Today I have been experimenting with CMPTK and a real audio signal.

With this larger signal, the energy errors by which I have been plagued this last week seem to be much more rare.

Below we see the residual energy decay of this example with MP and CMPTK using a dictionary of Gabor atoms (Gaussian window) of only two scales: 128/32 and 4906/64/8192 (scale/hop/FFTsize if different from scale).

I run 200 iterations.

CMP-\(l\) is implemented such that all representations at each order undergo at least one cycle. When \(l = 5\), more refinement cycles can be performed until the ratio of residual energies before and after a cycle is less than 1.002, or less than about 0.009 dB.

I also plot in this graph, the “cycle energy decrease,” which is the ratio of the residual energy before and after the entire refinement at the iteration.

We find a few large spikes of improvement.

At the end of 200 iterations, the models produced by CMP have an error 2.2 dB better than that produced by MP.

Below, I show the time-domain residual signals resulting from both MP and CMP-1.

For the most part, the CMP-1 error signal is below that of MP; but strangely the first attack causes more problems for CMP-1 than the other attacks.

Let’s have a listen to the sounds.

Here is the residual due to MP;

and here is the residual due to CMP-1.

I can’t really tell much difference, except the CMP-1 residual is a bit quieter.

I don’t hear any significant differences in the pre-echos of the attacks,

for which I was candidly hoping.

But if we take a closer look at how the attacks are being modeled by the

shorter atoms, we see some promising results.

Below I show each resynthesis aligned to the original signal using only the atoms of scale 128 samples (which is 6 ms at this sampling rate 22.05 kHz).

For the MP decomposition, 109 atoms out of 200 fit this description.

For both CMP decompositions, 105 atoms fit this description.

Except for the third, the attacks modeled by CMP look more cleanly synthesized than that of MP — especially the second attack, which appears delayed by MP.

Now, what if we do not use the condition that the refinement process can end if there is no significant reduction in residual energy?

Using the same dictionary as above,

the figure below shows residual energy decay of this example with MP and CMPTK

with one or two refinement cycles (5 will take too long, but I might run it overnight).

This means that MP will have 200 atom selections and 200 subtractions,

and CMP-1 will have 20,100 atom selections and 40,200 additions, and CMP-2 will have 40,200 atom selections and 80,400 additions.

Compared with the figure above, I don’t see any benefit to forcing a certain number of refinement cycles — which is a good thing for reducing the computational complexity.

A look at the residual signals confirms this.

(I will not run \(l=5\) overnight.)

Now, we move on to a richer dictionary. Below we see the residual energy decay of this example with MP and CMPTK for a dictionary of Gabor atoms (Gaussian window) of eight scales: 32/8, 128/32, 256/64, 512/128, 1024/128, 2048/256, 4096/512/8192, 8192/1024/16384 (scale/hop/FFTsize if different from scale).

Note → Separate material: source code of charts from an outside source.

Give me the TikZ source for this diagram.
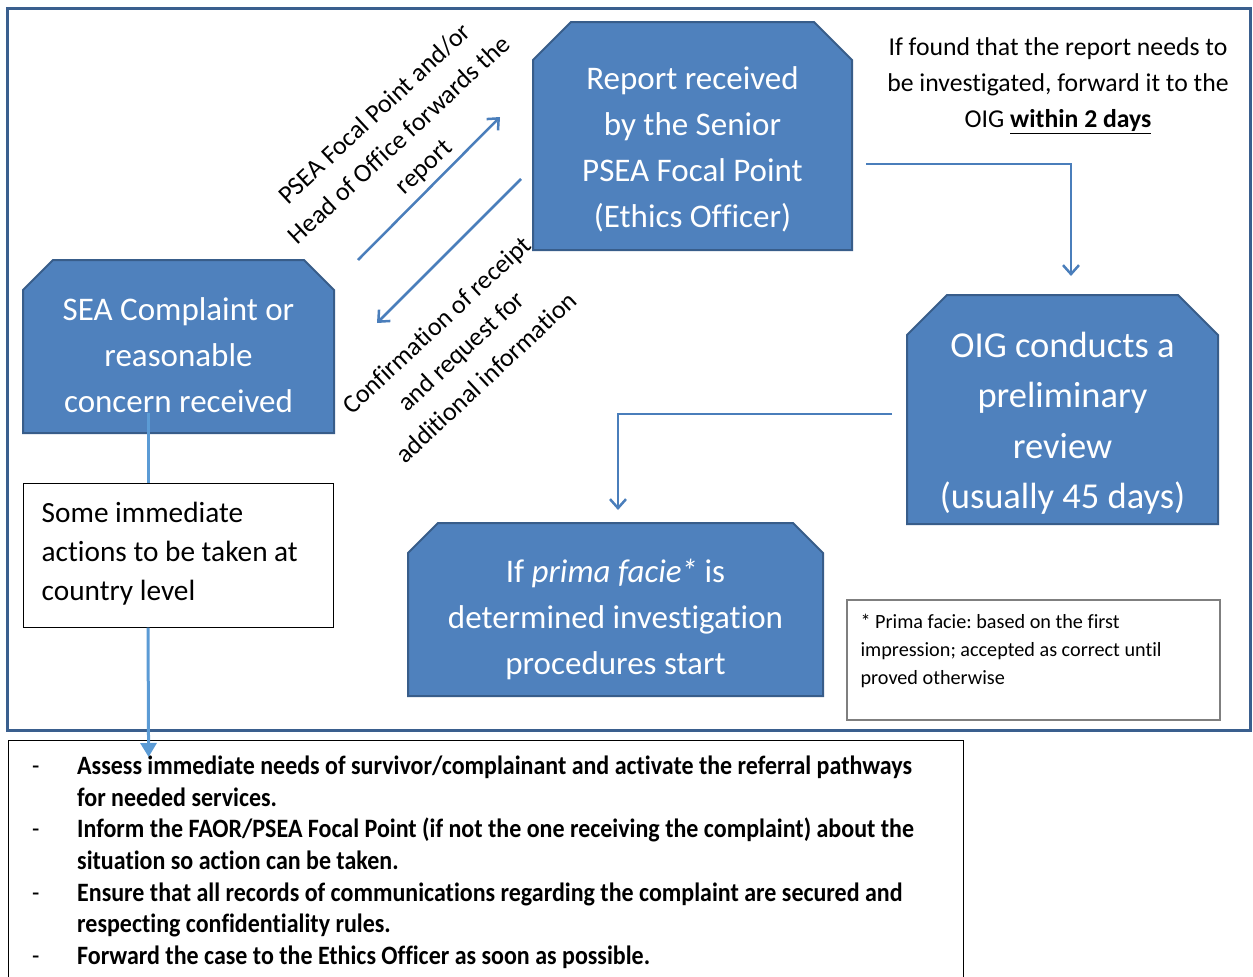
\documentclass[tikz,border=0pt]{standalone}
\usepackage{fontspec}
\setmainfont[Ligatures=NoCommon]{Carlito}
\newfontfamily\condfont[FakeStretch=0.905,Ligatures=NoCommon]{Carlito}
\usetikzlibrary{arrows.meta}
\definecolor{boxfill}{HTML}{4F81BD}
\definecolor{boxline}{HTML}{385D8A}
\definecolor{arrowc}{HTML}{4A7EBB}
\definecolor{lightc}{HTML}{5B9BD5}
\definecolor{framec}{HTML}{3A5F8E}
\definecolor{footc}{HTML}{7F7F7F}
\tikzset{
  boxgeom/.style={rectangle, inner sep=0pt, outer sep=0pt},
  snipfill/.style={fill=boxfill, draw=boxline, line width=2pt, line join=miter},
  boxtxt/.style={text=white, align=center, inner sep=0pt},
  plaintxt/.style={text=black, inner sep=0pt},
  conn/.style={draw=arrowc, line width=2.5pt, -{Straight Barb[length=9pt,width=16pt]}},
  lightconn/.style={draw=lightc, line width=3pt},
}
\newcommand\snipshape[2]{%
  \path[snipfill] (#1.south west) -- ([yshift=-#2pt]#1.north west) -- ([xshift=#2pt]#1.north west)
    -- ([xshift=-#2pt]#1.north east) -- ([yshift=-#2pt]#1.north east) -- (#1.south east) -- cycle;}
\frenchspacing
\begin{document}
\begin{tikzpicture}[x=1pt,y=-1pt]
\useasboundingbox (0,0) rectangle (1253,977);
\fill[white] (0,0) rectangle (1253,977);
\draw[framec, line width=3pt] (7.5,8) rectangle (1250,730);

% box geometry
\node[boxgeom, minimum width=311pt, minimum height=173pt] (A) at (178.5,346.5) {};
\node[boxgeom, minimum width=319pt, minimum height=228pt] (B) at (692.5,136) {};
\node[boxgeom, minimum width=311pt, minimum height=229pt] (C) at (1062.5,409.5) {};
\node[boxgeom, minimum width=415pt, minimum height=173pt] (D) at (615.5,609.5) {};
\snipshape{A}{30}
\snipshape{B}{38}
\snipshape{C}{40}
\snipshape{D}{30}

\node[draw=black, line width=1pt, minimum width=310pt, minimum height=144pt, inner sep=0pt] (E) at (178,555) {};
\node[draw=footc, line width=1.2pt, minimum width=373pt, minimum height=120pt, inner sep=0pt] (F) at (1033.5,660) {};
\node[draw=black, line width=1.2pt, minimum width=955pt, minimum height=260pt, inner sep=0pt, anchor=north west] (G) at (8,740) {};

% box texts
\node[boxtxt, font=\fontsize{33}{46}\selectfont] (At) at ([yshift=-8.5pt]A.center) {SEA Complaint or\\reasonable\\concern received};
\node[boxtxt, font=\fontsize{33}{46}\selectfont] (Bt) at ([yshift=-13pt]B.center) {Report received\\by the Senior\\PSEA Focal Point\\(Ethics Officer)};
\node[boxtxt, font=\fontsize{36.5}{50.5}\selectfont] (Ct) at ([yshift=-14pt]C.center) {OIG conducts a\\preliminary\\review\\(usually 45 days)};
\node[boxtxt, font=\fontsize{33}{46}\selectfont] (Dt) at ([yshift=-10pt]D.center) {If \textit{prima facie}\kern-1pt\textit{*} is\\determined investigation\\procedures start};

\node[plaintxt, align=left, anchor=west, font=\fontsize{29.3}{39}\selectfont] (Et) at ([xshift=19pt,yshift=1pt]E.west) {Some immediate\\actions to be taken at\\country level};
\node[plaintxt, align=left, anchor=west, font=\fontsize{20.2}{28}\selectfont] (Ft) at ([xshift=14pt,yshift=9pt]F.west) {* Prima facie: based on the first\\impression; accepted as correct until\\proved otherwise};

\node[plaintxt, align=center, font=\fontsize{25.7}{36}\selectfont] (T) at (1058,86) {If found that the report needs to\\be investigated, forward it to the\\OIG \underline{\textbf{within 2 days}}};

\node[plaintxt, align=center, rotate=43, font=\fontsize{26}{36}\selectfont] (L1) at (400,141) {PSEA Focal Point and/or\\Head of Office forwards the\\report};
\node[plaintxt, align=center, rotate=43, font=\fontsize{26}{36}\selectfont] (L2) at (461,351) {Confirmation of receipt\\and request for\\additional information};

\node[plaintxt, anchor=north west, font=\condfont\fontsize{26.5}{31.7}\selectfont] (Gt) at ([xshift=24pt,yshift=-12pt]G.north west) {%
\begin{tabular}{@{}p{45pt}@{}l@{}}
{\mdseries -} & \bfseries Assess immediate needs of survivor/complainant and activate the referral pathways\\
 & \bfseries for needed services.\\
{\mdseries -} & \bfseries Inform the FAOR/PSEA Focal Point (if not the one receiving the complaint) about the\\
 & \bfseries situation so action can be taken.\\
{\mdseries -} & \bfseries Ensure that all records of communications regarding the complaint are secured and\\
 & \bfseries respecting confidentiality rules.\\
{\mdseries -} & \bfseries Forward the case to the Ethics Officer as soon as possible.
\end{tabular}};

% connectors
\draw[lightconn] ([xshift=-30.5pt,yshift=20pt]A.south) -- ([xshift=-30pt]E.north);
\draw[lightconn, -{Triangle[width=16pt,length=14pt]}] ([xshift=-30pt]E.south) -- ([xshift=-337.5pt,yshift=-17pt]G.north);
\draw[conn] ([xshift=24pt]A.north east) -- ([xshift=-33pt,yshift=-95pt]B.north west);
\draw[conn] ([xshift=-12pt,yshift=-43pt]B.west) -- ([xshift=43pt,yshift=-63pt]A.north east);
\draw[conn] ([xshift=14pt,yshift=-28pt]B.east) -| ([xshift=8.5pt,yshift=19pt]C.north);
\draw[conn] ([xshift=-15pt,yshift=-4.5pt]C.west) -| ([xshift=2.5pt,yshift=13pt]D.north);
\end{tikzpicture}
\end{document}
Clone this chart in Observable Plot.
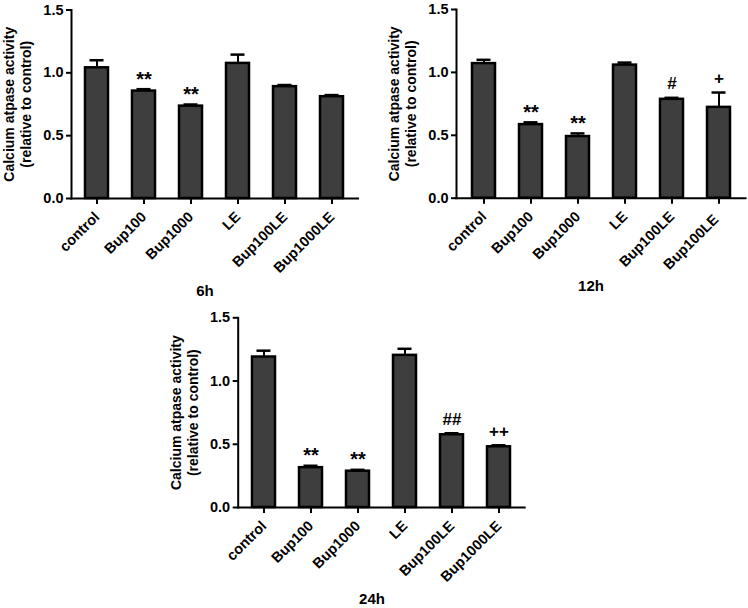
<!DOCTYPE html>
<html>
<head>
<meta charset="utf-8">
<script src="https://cdn.jsdelivr.net/npm/d3@7"></script>
<script src="https://cdn.jsdelivr.net/npm/@observablehq/plot@0.6"></script>
<style>
  body { margin: 0; background: #fff; }
  #wrap { position: relative; width: 748px; height: 608px; font-family: "Liberation Sans", Arial, sans-serif; }
  .panel { position: absolute; }
  .ttl { position: absolute; font-weight: bold; font-size: 15px; transform: translate(-50%, -50%); white-space: nowrap; }
</style>
</head>
<body>
<div id="wrap"></div>
<script>
// ---- data ----
const groups6 = ["control", "Bup100", "Bup1000", "LE", "Bup100LE", "Bup1000LE"];
const means6 = [1.04, 0.855, 0.735, 1.075, 0.89, 0.81];
const errs6 = [1.10, 0.87, 0.748, 1.145, 0.903, 0.823];
const marks6 = ["", "**", "**", "", "", ""];

const groups12 = ["control", "Bup100", "Bup1000", "LE", "Bup100LE", "Bup100LE "];
const means12 = [1.07, 0.585, 0.49, 1.058, 0.786, 0.722];
const errs12 = [1.10, 0.603, 0.515, 1.078, 0.798, 0.84];
const marks12 = ["", "**", "**", "", "#", "+"];

const groups24 = ["control", "Bup100", "Bup1000", "LE", "Bup100LE", "Bup1000LE"];
const means24 = [1.19, 0.315, 0.287, 1.203, 0.575, 0.48];
const errs24 = [1.24, 0.33, 0.298, 1.255, 0.587, 0.492];
const marks24 = ["", "**", "**", "", "##", "++"];

const yTicks = [0, 0.5, 1.0, 1.5];
const yTitle1 = "Calcium atpase activity";
const yTitle2 = "(relative to control)";
const titles = ["6h", "12h", "24h"];

const FONT = "Liberation Sans, Arial, sans-serif";

function panel(groups, means, errs, marks, geo) {
  const data = groups.map((g, i) => ({g, m: means[i], e: errs[i], s: marks[i]}));
  const stars = data.filter(d => d.s === "**");
  const others = data.filter(d => d.s && d.s !== "**");
  return Plot.plot({
    width: geo.width, height: geo.height,
    marginLeft: geo.ml, marginRight: geo.mr, marginTop: geo.mt, marginBottom: geo.mb,
    style: {fontFamily: FONT, fontWeight: "bold", fontSize: "14px", color: "black", background: "white", overflow: "visible"},
    x: {domain: groups, paddingInner: 0.516, paddingOuter: 0.274, label: null, axis: null},
    y: {domain: [0, 1.5], ticks: yTicks, label: null, axis: null},
    marks: [
      Plot.barY(data, {x: "g", y: "m", fill: "#3e3e3e", stroke: "black", strokeWidth: 2.5}),
      Plot.ruleX(data, {x: "g", y1: "m", y2: "e", stroke: "black", strokeWidth: 2}),
      Plot.tickY(data, {x: "g", y: "e", stroke: "black", strokeWidth: 2.5, insetLeft: 4.5, insetRight: 4.5}),
      Plot.text(stars, {x: "g", y: "e", text: "s", dy: -10, lineAnchor: "middle", fontSize: 20, fontWeight: "bold", fill: "black"}),
      Plot.text(others, {x: "g", y: "e", text: "s", dy: -14, lineAnchor: "middle", fontSize: 17, fontWeight: "bold", fill: "black"}),
      Plot.axisY({ticks: yTicks, tickFormat: d3.format(".1f"), tickSize: 5, tickPadding: 3, strokeWidth: 2, fontWeight: "bold", fontSize: 14.5, label: null}),
      Plot.axisX({tickRotate: -45, tickSize: 6, tickPadding: 10, strokeWidth: 2, fontWeight: "bold", fontSize: 14.5, label: null}),
      Plot.frame({anchor: "left", stroke: "black", strokeWidth: 2}),
      Plot.frame({anchor: "bottom", stroke: "black", strokeWidth: 2}),
      Plot.text([yTitle1], {frameAnchor: "left", dx: -62, rotate: -90, textAnchor: "middle", lineAnchor: "middle", text: d => d, fontSize: 14, fontWeight: "bold", fill: "black"}),
      Plot.text([yTitle2], {frameAnchor: "left", dx: -45, rotate: -90, textAnchor: "middle", lineAnchor: "middle", text: d => d, fontSize: 14, fontWeight: "bold", fill: "black"})
    ]
  });
}

const wrap = document.getElementById("wrap");
function place(el, left, top) {
  const d = document.createElement("div");
  d.className = "panel";
  d.style.left = left + "px"; d.style.top = top + "px";
  d.appendChild(el);
  wrap.appendChild(d);
}
function title(t, x, y) {
  const d = document.createElement("div");
  d.className = "ttl";
  d.textContent = t;
  d.style.left = x + "px"; d.style.top = y + "px";
  wrap.appendChild(d);
}

place(panel(groups6, means6, errs6, marks6, {width: 374, height: 300, ml: 71, mr: 16.5, mt: 9.5, mb: 102}), 0, 0);
place(panel(groups12, means12, errs12, marks12, {width: 374, height: 300, ml: 82, mr: 3, mt: 9, mb: 102.3}), 374, 0);
place(panel(groups24, means24, errs24, marks24, {width: 388, height: 308, ml: 77.7, mr: 23.8, mt: 17.3, mb: 101}), 160, 300);

title(titles[0], 205, 290);
title(titles[1], 591, 285);
title(titles[2], 372, 598);
</script>
</body>
</html>
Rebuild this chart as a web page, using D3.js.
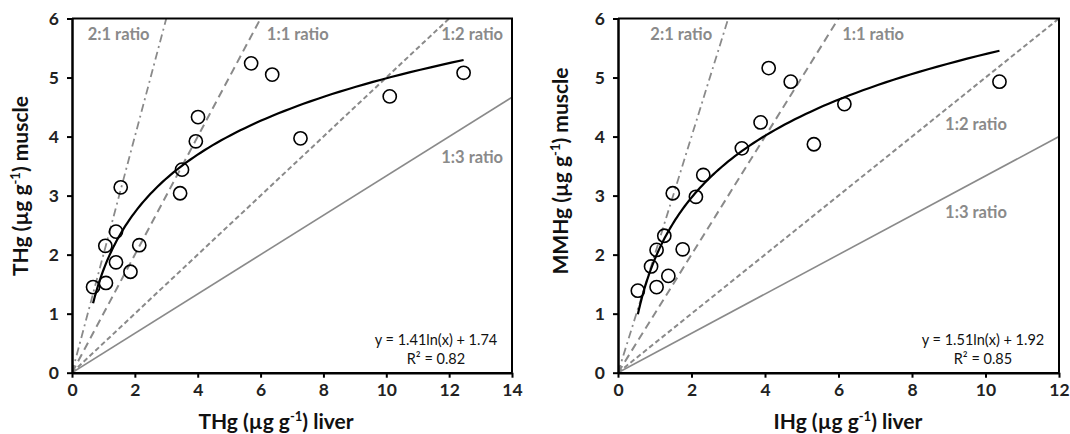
<!DOCTYPE html>
<html>
<head>
<meta charset="utf-8">
<script src="https://cdn.jsdelivr.net/npm/d3@7"></script>
<style>
  body { margin: 0; background: #fff; }
  svg { display: block; font-family: Lato, "Open Sans", sans-serif; }
</style>
</head>
<body>
<svg id="chart" width="1070" height="434"></svg>
<script>
// THg muscle vs THg liver (left panel)
var leftX = [0.67, 1.08, 1.06, 1.40, 1.40, 1.86, 2.14, 1.55, 3.44, 3.50, 3.94, 4.01, 5.70, 6.37, 7.27, 10.11, 12.46];
var leftY = [1.45, 1.52, 2.15, 2.39, 1.87, 1.71, 2.16, 3.14, 3.04, 3.44, 3.92, 4.33, 5.24, 5.05, 3.97, 4.68, 5.08];

// MMHg muscle vs IHg liver (right panel)
var rightX = [0.54, 0.90, 1.05, 1.05, 1.26, 1.37, 1.76, 1.49, 2.12, 2.32, 3.37, 3.88, 4.10, 4.70, 5.33, 6.16, 10.38];
var rightY = [1.39, 1.80, 1.45, 2.08, 2.32, 1.64, 2.09, 3.04, 2.98, 3.35, 3.80, 4.24, 5.16, 4.93, 3.87, 4.55, 4.93];

// log fits y = a ln(x) + b
var leftFit = {a: 1.41, b: 1.74, r2: "0.82"};
var rightFit = {a: 1.51, b: 1.92, r2: "0.85"};

var leftXTicks = [0, 2, 4, 6, 8, 10, 12, 14];
var rightXTicks = [0, 2, 4, 6, 8, 10, 12];
var yTicks = [0, 1, 2, 3, 4, 5, 6];

// reference ratio lines (muscle : liver)
var ratios = [
  {name: "2:1 ratio", slope: 2, dash: "8,4,2,4", width: 1.8},
  {name: "1:1 ratio", slope: 1, dash: "8,5", width: 2},
  {name: "1:2 ratio", slope: 0.5, dash: "5,3", width: 2},
  {name: "1:3 ratio", slope: 1 / 3, dash: null, width: 1.6}
];

var gray = "#8a8a8a";
var svg = d3.select("#chart");

function drawPanel(opt) {
  var width = opt.right - opt.left,
      height = 372.7 - 18.5;

  var x = d3.scaleLinear().domain([0, opt.xMax]).range([0, width]);
  var y = d3.scaleLinear().domain([0, 6]).range([height, 0]);

  var g = svg.append("g")
      .attr("transform", "translate(" + opt.left + "," + 18.5 + ")");

  g.append("clipPath").attr("id", opt.id + "-clip")
    .append("rect").attr("width", width).attr("height", height);

  // ratio lines
  var lines = g.append("g").attr("clip-path", "url(#" + opt.id + "-clip)");
  lines.selectAll("line")
      .data(ratios)
      .enter().append("line")
      .attr("x1", x(0))
      .attr("y1", y(0))
      .attr("x2", x(opt.xMax))
      .attr("y2", d => y(d.slope * opt.xMax))
      .attr("stroke", gray)
      .attr("stroke-width", d => d.width)
      .attr("stroke-dasharray", d => d.dash);

  // ratio labels
  g.selectAll(".ratio-label")
      .data(ratios)
      .enter().append("text")
      .attr("class", "ratio-label")
      .attr("x", (d, i) => x(opt.labelPos[i][0]))
      .attr("y", (d, i) => y(opt.labelPos[i][1]))
      .attr("fill", gray)
      .attr("font-size", "16.5px")
      .attr("font-weight", "bold")
      .text(d => d.name);

  // fitted curve
  var xmin = d3.min(opt.xs), xmax = d3.max(opt.xs);
  var curve = d3.range(0, 101).map(function(i) {
    var xv = xmin * Math.pow(xmax / xmin, i / 100);
    return [xv, opt.fit.a * Math.log(xv) + opt.fit.b];
  });
  g.append("path")
      .datum(curve)
      .attr("fill", "none")
      .attr("stroke", "#000")
      .attr("stroke-width", 2.2)
      .attr("d", d3.line().x(d => x(d[0])).y(d => y(d[1])));

  // points
  g.selectAll(".pt")
      .data(opt.xs.map((v, i) => [v, opt.ys[i]]))
      .enter().append("circle")
      .attr("class", "pt")
      .attr("cx", d => x(d[0]))
      .attr("cy", d => y(d[1]))
      .attr("r", 6.6)
      .attr("fill", "none")
      .attr("stroke", "#000")
      .attr("stroke-width", 1.6);

  // frame (top / right)
  g.append("path")
      .attr("d", "M0,0H" + width + "V" + height)
      .attr("fill", "none")
      .attr("stroke", "#000")
      .attr("stroke-width", 2);

  // axes
  var xAxis = g.append("g")
      .attr("transform", "translate(0," + height + ")")
      .call(d3.axisBottom(x).tickValues(opt.xTicks).tickFormat(d3.format("d"))
        .tickSize(5).tickPadding(6).tickSizeOuter(0));
  var yAxis = g.append("g")
      .call(d3.axisLeft(y).tickValues(yTicks).tickFormat(d3.format("d"))
        .tickSize(5).tickPadding(8).tickSizeOuter(0));

  [xAxis, yAxis].forEach(function(ax) {
    ax.select(".domain").attr("stroke-width", 2.5);
    ax.selectAll(".tick line").attr("stroke-width", 2);
    ax.selectAll(".tick text")
        .attr("font-family", "Lato, sans-serif")
        .attr("font-size", "17.5px")
        .attr("font-weight", "bold")
        .attr("fill", "#222");
  });

  // equation
  var eq = g.append("text")
      .attr("text-anchor", "middle")
      .attr("font-size", "14.5px")
      .attr("fill", "#111");
  eq.append("tspan")
      .attr("x", width - 76).attr("y", height - 28)
      .text("y = " + opt.fit.a.toFixed(2) + "ln(x) + " + opt.fit.b.toFixed(2));
  eq.append("tspan")
      .attr("x", width - 76).attr("y", height - 9)
      .text("R\u00b2 = " + opt.fit.r2);

  // x axis title
  var xt = svg.append("text")
      .attr("x", opt.xTitleX)
      .attr("y", 429)
      .attr("text-anchor", "middle")
      .attr("font-size", "21px")
      .attr("font-weight", "bold")
      .attr("fill", "#111");
  xt.append("tspan").text(opt.xName + " (\u00b5g g");
  xt.append("tspan").attr("dy", -8).attr("font-size", "13px").text("-1");
  xt.append("tspan").attr("dy", 8).text(") liver");

  // y axis title
  var yt = svg.append("text")
      .attr("transform", "translate(" + opt.yTitleX + "," + opt.yTitleY + ")rotate(-90)")
      .attr("text-anchor", "middle")
      .attr("font-size", "21px")
      .attr("font-weight", "bold")
      .attr("fill", "#111");
  yt.append("tspan").text(opt.yName + " (\u00b5g g");
  yt.append("tspan").attr("dy", -8).attr("font-size", "13px").text("-1");
  yt.append("tspan").attr("dy", 8).text(") muscle");
}

drawPanel({
  id: "left", left: 72, right: 512, xMax: 14,
  xs: leftX, ys: leftY, fit: leftFit, xTicks: leftXTicks,
  labelPos: [[0.5, 5.64], [6.2, 5.64], [11.75, 5.64], [11.75, 3.55]],
  xName: "THg", yName: "THg",
  xTitleX: 276, yTitleX: 28, yTitleY: 186
});

drawPanel({
  id: "right", left: 618, right: 1059, xMax: 12,
  xs: rightX, ys: rightY, fit: rightFit, xTicks: rightXTicks,
  labelPos: [[0.88, 5.64], [6.1, 5.64], [8.9, 4.11], [8.9, 2.62]],
  xName: "IHg", yName: "MMHg",
  xTitleX: 848, yTitleX: 568, yTitleY: 171
});
</script>
</body>
</html>
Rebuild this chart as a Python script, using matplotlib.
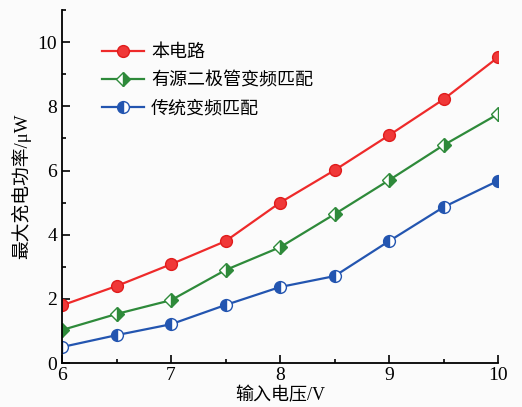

For these examples, I have kept the rule that at least one refinement cycle is required, but additional ones will be performed as long as the ratio of residual energies before and after a cycle is greater than 1.002, or greater than about 0.009 dB.

Compared to that of the two-scale dictionary above,

we see a better decay of the residual energy, but there appears to be less maximum improvement with the cycles.

Here the values extend up to nearly 0.15 dB; but for the two-scale dictionary the max improvement is twice that.

Just by eyeballing the two though, I think the mean improvements are about the same.

Below, I show the time-domain residual signals resulting from both MP and CMP-1 with this multiscale dictionary.

For the most part, the CMP-1 error signal is below that of MP. Both methods appear to have the same problem with the first attack.

Let’s have a listen to the sounds.

Here is the residual due to MP;

and the residual due to CMP-1.

Again, I can’t really hear the 1 dB difference.

Anyhow, the take home messages from all my weekend experiments appear to be these:

- Globally, CMP does not appear to improve a signal model enough over that of MP to warrant its significantly higher computational complexity.
- We need to employ a much better strategy at localized levels to avoid as much as possible this additional overhead to have the greatest gains.
- The architecture of CMP remains an attractive alternative to that of MP and OMP,

where once an atom is selected, it remains a part of the model forever. - Its cyclic application of a simple procedure also permits the application

of more complex criteria for atom replacement, such as perceptual weightings,

and “dark energy” (my favorite!) - Thus, we must augment CMP with localized considerations;

and I believe I can see at least a dozen variations. - With which one should I begin?